## [Task goal]
Reproduce the material below line by line, beginning with its first line and ending with the line that contains "fill=cPurple] (vertical) at"; leave out pictures.

## [Supplied information]
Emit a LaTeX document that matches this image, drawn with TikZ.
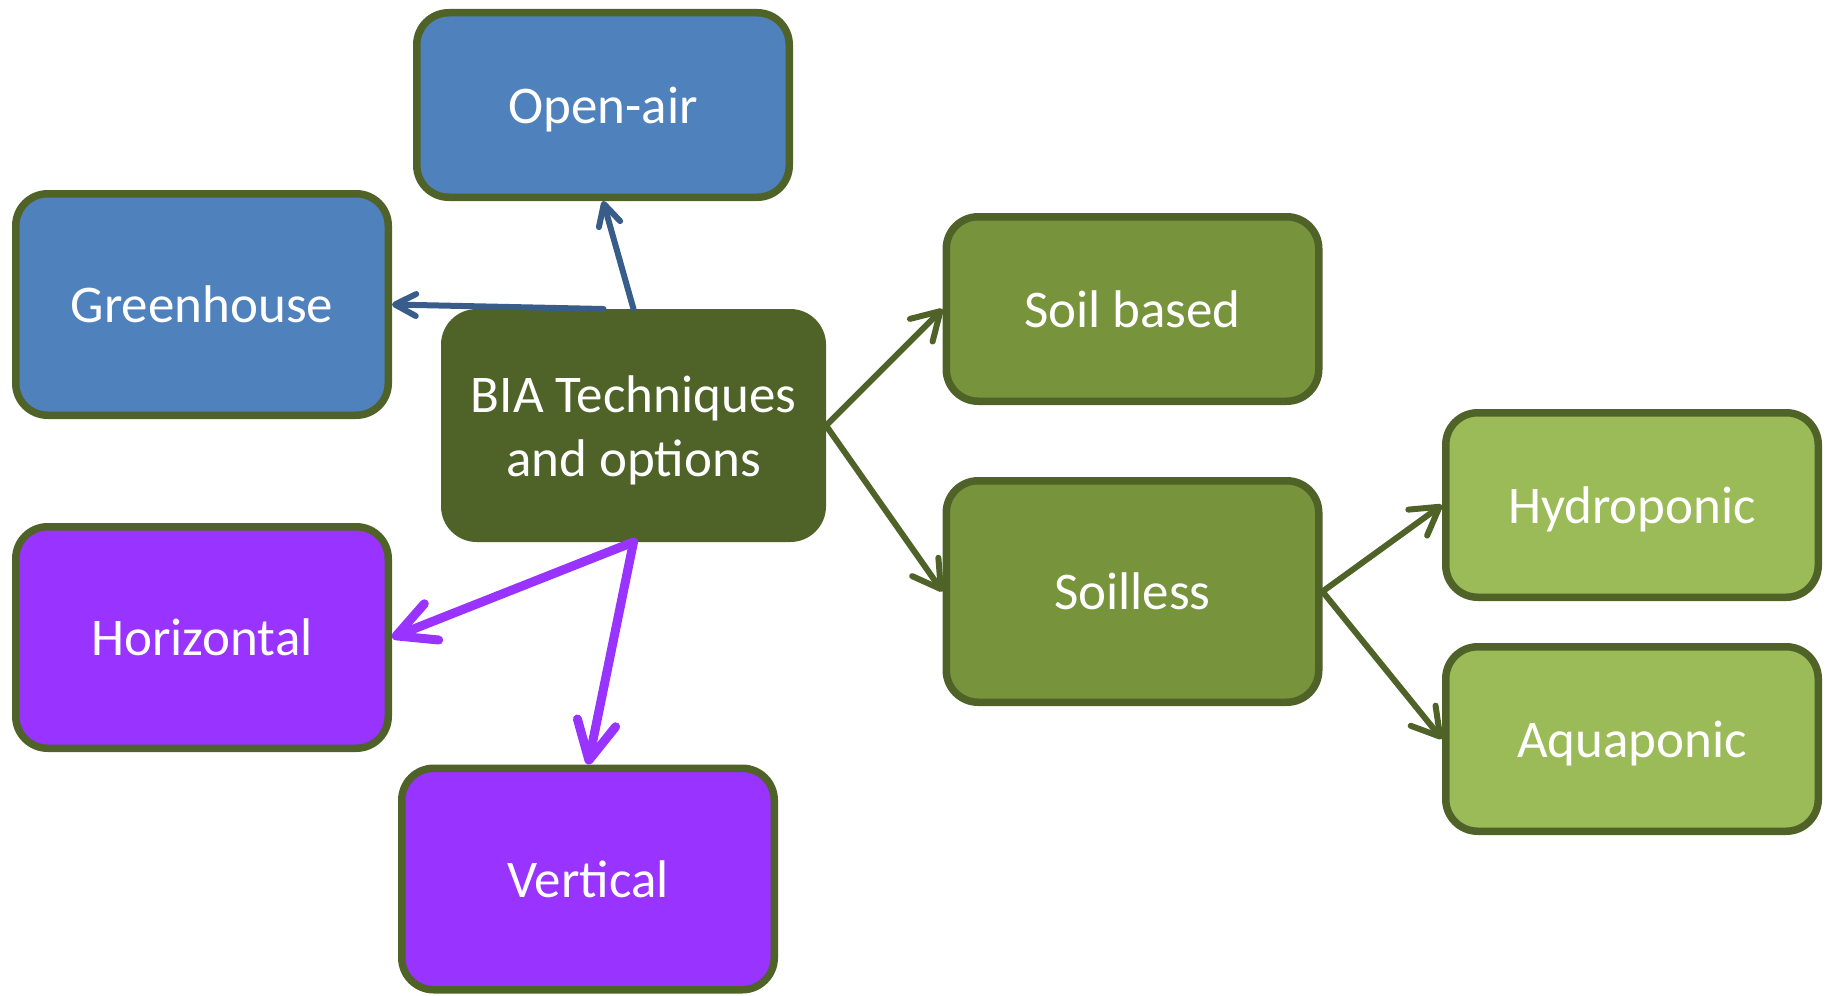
\documentclass[tikz,border=0pt]{standalone}
\usepackage{fontspec}
\setmainfont{Carlito}
\usetikzlibrary{arrows.meta}
\definecolor{cOlive}{HTML}{4F6228}
\definecolor{cBlue}{HTML}{4F81BD}
\definecolor{cBlueLine}{HTML}{385D8A}
\definecolor{cMidGreen}{HTML}{77933C}
\definecolor{cLightGreen}{HTML}{9BBB59}
\definecolor{cPurple}{HTML}{9933FF}
\begin{document}
\begin{tikzpicture}[x=0.5pt,y=-0.5pt,
  box/.style={draw=cOlive, line width=3.75pt, rounded corners=16pt, text=white,
    font=\fontsize{26.5}{32}\selectfont, align=center, inner sep=0pt,
    text height=21pt, text depth=2.6pt,
    minimum width=186.25pt},
  shortbox/.style={box, minimum height=92.25pt},
  tallbox/.style={box, minimum height=110.75pt},
  bluearrow/.style={draw=cBlueLine, line width=3pt, line cap=round,
    -{Straight Barb[length=10.5pt,width=11pt,round]}},
  greenarrow/.style={draw=cOlive, line width=3pt, line cap=round,
    -{Straight Barb[length=13.5pt,width=16pt,round]}},
  purplearrow/.style={draw=cPurple, line width=4.5pt, line cap=round,
    -{Straight Barb[length=19pt,width=19.5pt,round]}}]
\useasboundingbox (0,0) rectangle (1829,995);
\node[shortbox, fill=cBlue] (openair) at (603,105) {Open-air};
\node[tallbox, fill=cBlue] (greenhouse) at (202,304.5) {Greenhouse};
\node[box, fill=cOlive, minimum width=188.75pt, minimum height=112.75pt,
  text height=53.6pt, text depth=2.6pt] (bia) at (633.5,425.5) {BIA Techniques\\and options};
\node[shortbox, fill=cMidGreen] (soilbased) at (1132.5,309) {Soil based};
\node[tallbox, fill=cMidGreen] (soilless) at (1132.5,591.5) {Soilless};
\node[shortbox, fill=cLightGreen] (hydro) at (1632,505) {Hydroponic};
\node[shortbox, fill=cLightGreen] (aqua) at (1632,739) {Aquaponic};
\node[tallbox, fill=cPurple] (horizontal) at (202,637.5) {Horizontal};
\node[tallbox, fill=cPurple] (vertical) at (588,879) {Vertical};

\draw[bluearrow] (bia.north) -- (openair.south);
\draw[bluearrow] ([xshift=-15pt]bia.north) -- (greenhouse.east);
\draw[greenarrow] (bia.east) -- (soilbased.west);
\draw[greenarrow] (bia.east) -- (soilless.west);
\draw[greenarrow] (soilless.east) -- (hydro.west);
\draw[greenarrow] (soilless.east) -- (aqua.west);
\draw[purplearrow] (bia.south) -- (horizontal.east);
\draw[purplearrow] (bia.south) -- (vertical.north);
\end{tikzpicture}
\end{document}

## [Full solution]
Emit a LaTeX document that matches this image, drawn with TikZ.
\documentclass[tikz,border=0pt]{standalone}
\usepackage{fontspec}
\setmainfont{Carlito}
\usetikzlibrary{arrows.meta}
\definecolor{cOlive}{HTML}{4F6228}
\definecolor{cBlue}{HTML}{4F81BD}
\definecolor{cBlueLine}{HTML}{385D8A}
\definecolor{cMidGreen}{HTML}{77933C}
\definecolor{cLightGreen}{HTML}{9BBB59}
\definecolor{cPurple}{HTML}{9933FF}
\begin{document}
\begin{tikzpicture}[x=0.5pt,y=-0.5pt,
  box/.style={draw=cOlive, line width=3.75pt, rounded corners=16pt, text=white,
    font=\fontsize{26.5}{32}\selectfont, align=center, inner sep=0pt,
    text height=21pt, text depth=2.6pt,
    minimum width=186.25pt},
  shortbox/.style={box, minimum height=92.25pt},
  tallbox/.style={box, minimum height=110.75pt},
  bluearrow/.style={draw=cBlueLine, line width=3pt, line cap=round,
    -{Straight Barb[length=10.5pt,width=11pt,round]}},
  greenarrow/.style={draw=cOlive, line width=3pt, line cap=round,
    -{Straight Barb[length=13.5pt,width=16pt,round]}},
  purplearrow/.style={draw=cPurple, line width=4.5pt, line cap=round,
    -{Straight Barb[length=19pt,width=19.5pt,round]}}]
\useasboundingbox (0,0) rectangle (1829,995);
\node[shortbox, fill=cBlue] (openair) at (603,105) {Open-air};
\node[tallbox, fill=cBlue] (greenhouse) at (202,304.5) {Greenhouse};
\node[box, fill=cOlive, minimum width=188.75pt, minimum height=112.75pt,
  text height=53.6pt, text depth=2.6pt] (bia) at (633.5,425.5) {BIA Techniques\\and options};
\node[shortbox, fill=cMidGreen] (soilbased) at (1132.5,309) {Soil based};
\node[tallbox, fill=cMidGreen] (soilless) at (1132.5,591.5) {Soilless};
\node[shortbox, fill=cLightGreen] (hydro) at (1632,505) {Hydroponic};
\node[shortbox, fill=cLightGreen] (aqua) at (1632,739) {Aquaponic};
\node[tallbox, fill=cPurple] (horizontal) at (202,637.5) {Horizontal};
\node[tallbox, fill=cPurple] (vertical) at (588,879) {Vertical};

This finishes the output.